Performance analysis

This section is devoted to provide a comparison of the comorbidity analysis performance of Comorbidity4j with other similar software. In our analysis we considered evaluation datasets of different size in terms of number of patients, visits and number of diagnosis pairs to analyze for relevant comorbidities.

Datasets for performance comparison

We benchmarked Comorbidity4j by considering four different datasets of distinct sizes:

  • NHDS 2010: includes information from the 2010 edition of the National Hospital Discharge Survey, a national probability survey designed to meet the need for information on characteristics of inpatients discharged from non-Federal short-stay hospitals in the United States. The 2010 edition of NHDS is the most recent one. The NHDS 2010 public dataset is available at (file: HDS10.PU.txt) as a single fixed-column-width-table. Diagnoses are described by means of ICD-9 CM diagnosis codes.
  • Synthea 1k and Synthea 100k: two artifical clinical datasets describing respectively the clinical data of one thousand and one hundred thousand patients. Both datasets have been generated by Synthea, a Synthetic Patient Population Simulator Java tool (with its default settings). Approx. 20\% of visits generated by Synthea have a disease diagnosis. All the visits of this dataset have one or more SNOMED CT diagnosis codes associated.
  • PCLINICAL: a proprietary real-data clinical dataset describing the diagnosis code timelines of the visits of hundred of thousand patients. To generate this dataset we have considered only visits with one or more ICD-9 CM diagnosis code and for each visit its primary diagnosis code.

The first three datasets are public ones (NHDS 2010, Synthea 1k and Synthea 100k). A version of these datasets that includes only the data needed for comorbidity analyses can be downloaded at

The following table summarizes relevant descriptive features of each benchmark dataset:

Clinical datasets for performance evaluation

Results of performance comparison

We benchmarked Comorbidity4j against comoRbidity [1], a publicly available R tool that supports comorbidity analyses of clinical data.

The following table shows the results of the comparison of Comorbidity4j (C4J) with comoRbidity (comoR) with respect to the four clinical dataset previously introduced. In particular, the third column specifies if we took into account (YES, 14 days) or not (NO) diagnosis directionality in the comorbidity analysis. If directionality is considered, two diagnosis of diseases should be interleaved by 14 days or more to be considered in the analysis of comorbidities. The last column provides an estimation of the peak RAM required during the data analysis: this value should be considered as an estimation since could be affected by several non deterministic factors.

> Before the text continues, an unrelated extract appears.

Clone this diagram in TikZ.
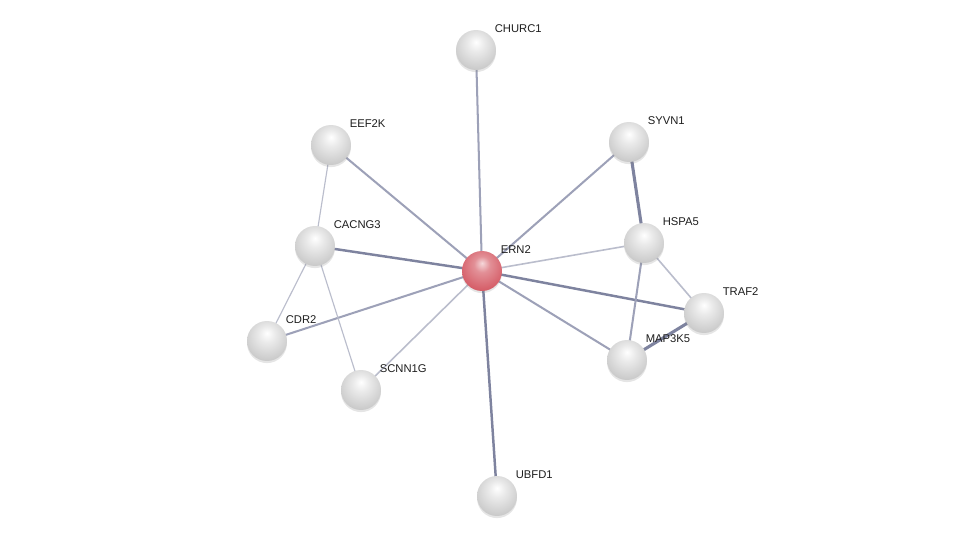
\documentclass[tikz,border=0pt]{standalone}
\usepackage{fontspec}
\setmainfont{Liberation Sans}
\usetikzlibrary{calc,backgrounds,shadows}
\definecolor{Ink}{HTML}{1E1E1E}
\definecolor{Hub}{HTML}{D6606A}
\definecolor{EdgeLo}{HTML}{BABDCC}
\definecolor{EdgeMid}{HTML}{9DA1B8}
\definecolor{EdgeHi}{HTML}{7E839F}
\pgfdeclareradialshading{sphere}{\pgfpoint{0bp}{10bp}}{color(0bp)=(white); color(10bp)=(black!8);
  color(28bp)=(black!20); color(40bp)=(black!30); color(50bp)=(black!46); color(60bp)=(black!60)}
\pgfdeclareradialshading{hubsphere}{\pgfpoint{0bp}{10bp}}{color(0bp)=(Hub!25!white); color(10bp)=(Hub!70!white);
  color(28bp)=(Hub); color(40bp)=(Hub!88!black); color(50bp)=(Hub!68!black); color(60bp)=(Hub!52!black)}
\tikzset{
  prot/.style={circle,shading=sphere,minimum size=8mm,inner sep=0pt,
    drop shadow={opacity=.2,shadow xshift=0pt,shadow yshift=-1.2pt}},
  hub/.style={prot,shading=hubsphere},
  tag/.style={anchor=base west,inner sep=0pt,font=\fontsize{6.4}{7.7}\selectfont,text=Ink},
  linkweak/.style={draw=EdgeLo,line width=.65pt},
  linkmid/.style={draw=EdgeMid,line width=1.15pt},
  linkstrong/.style={draw=EdgeHi,line width=1.75pt}
}

\begin{document}
\begin{tikzpicture}[x=0.02cm,y=-0.02cm]
  \useasboundingbox (0,0) rectangle (975,541);
  % proteins
  \node[hub] (ern) at (482,271) {};
  \node[prot] (churc) at (476,50) {}; \node[prot] (eef) at (331,145) {};
  \node[prot] (syvn) at (629,142) {}; \node[prot] (cacng) at (315,246) {};
  \node[prot] (hspa) at (644,243) {}; \node[prot] (traf) at (704,313) {};
  \node[prot] (cdr) at (267,341) {}; \node[prot] (map) at (627,360) {};
  \node[prot] (scnn) at (361,390) {}; \node[prot] (ubfd) at (497,496) {};
  % names
  \node[tag] (ern-t) at ($(ern)+(18.5,-17.5)$) {ERN2};
  \node[tag] (churc-t) at ($(churc)+(18.5,-17.5)$) {CHURC1};
  \node[tag] (eef-t) at ($(eef)+(18.5,-17.5)$) {EEF2K};
  \node[tag] (syvn-t) at ($(syvn)+(18.5,-17.5)$) {SYVN1};
  \node[tag] (cacng-t) at ($(cacng)+(18.5,-17.5)$) {CACNG3};
  \node[tag] (hspa-t) at ($(hspa)+(18.5,-17.5)$) {HSPA5};
  \node[tag] (traf-t) at ($(traf)+(18.5,-17.5)$) {TRAF2};
  \node[tag] (cdr-t) at ($(cdr)+(18.5,-17.5)$) {CDR2};
  \node[tag] (map-t) at ($(map)+(18.5,-17.5)$) {MAP3K5};
  \node[tag] (scnn-t) at ($(scnn)+(18.5,-17.5)$) {SCNN1G};
  \node[tag] (ubfd-t) at ($(ubfd)+(18.5,-17.5)$) {UBFD1};
  % interactions
  \begin{scope}[on background layer]
    \fill[white] (0,0) rectangle (975,541);
    \draw[linkmid] (ern.center)--(churc.center);
    \draw[linkmid] (ern.center)--(eef.center);
    \draw[linkmid] (ern.center)--(syvn.center);
    \draw[linkstrong,line width=1.4pt] (ern.center)--(cacng.center);
    \draw[linkweak,line width=.9pt] (ern.center)--(hspa.center);
    \draw[linkstrong,line width=1.4pt] (ern.center)--(traf.center);
    \draw[linkmid] (ern.center)--(cdr.center);
    \draw[linkmid] (ern.center)--(map.center);
    \draw[linkweak,line width=.9pt] (ern.center)--(scnn.center);
    \draw[linkstrong,line width=1.4pt] (ern.center)--(ubfd.center);
    \draw[linkweak] (eef.center)--(cacng.center);
    \draw[linkweak] (cacng.center)--(cdr.center);
    \draw[linkweak] (cacng.center)--(scnn.center);
    \draw[linkstrong] (syvn.center)--(hspa.center);
    \draw[linkweak,line width=.9pt] (hspa.center)--(traf.center);
    \draw[linkmid] (hspa.center)--(map.center);
    \draw[linkstrong] (map.center)--(traf.center);
  \end{scope}
\end{tikzpicture}
\end{document}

Performance evaluation of Comorbidity4j

We can notice that, with respect to the data analysis speed (measured in terms of execution time and number of diagnosis pairs processed per second), Comorbidity4j obtains better performance with any benchmark dataset. Such improvement in performance becomes particularly significant when: (i) the size of the input dataset grows in terms of patients, visits and diagnoses; (ii) the number of candidate diagnosis pairs to check for comorbidity increases; (iii) diagnosis directionality is considered.

In general, when we consider big clinical dataset, Comorbidity4j manages to divide the execution times of comorbidity analyses by at last one order of magnitude.


[1] Gutiérrez-Sacristán, A., Bravo, À., Giannoula, A., Mayer, M. A., Sanz, F., & Furlong, L. I. (2018). comoRbidity: an R package for the systematic analysis of disease comorbidities. Bioinformatics, 34(18), 3228-3230.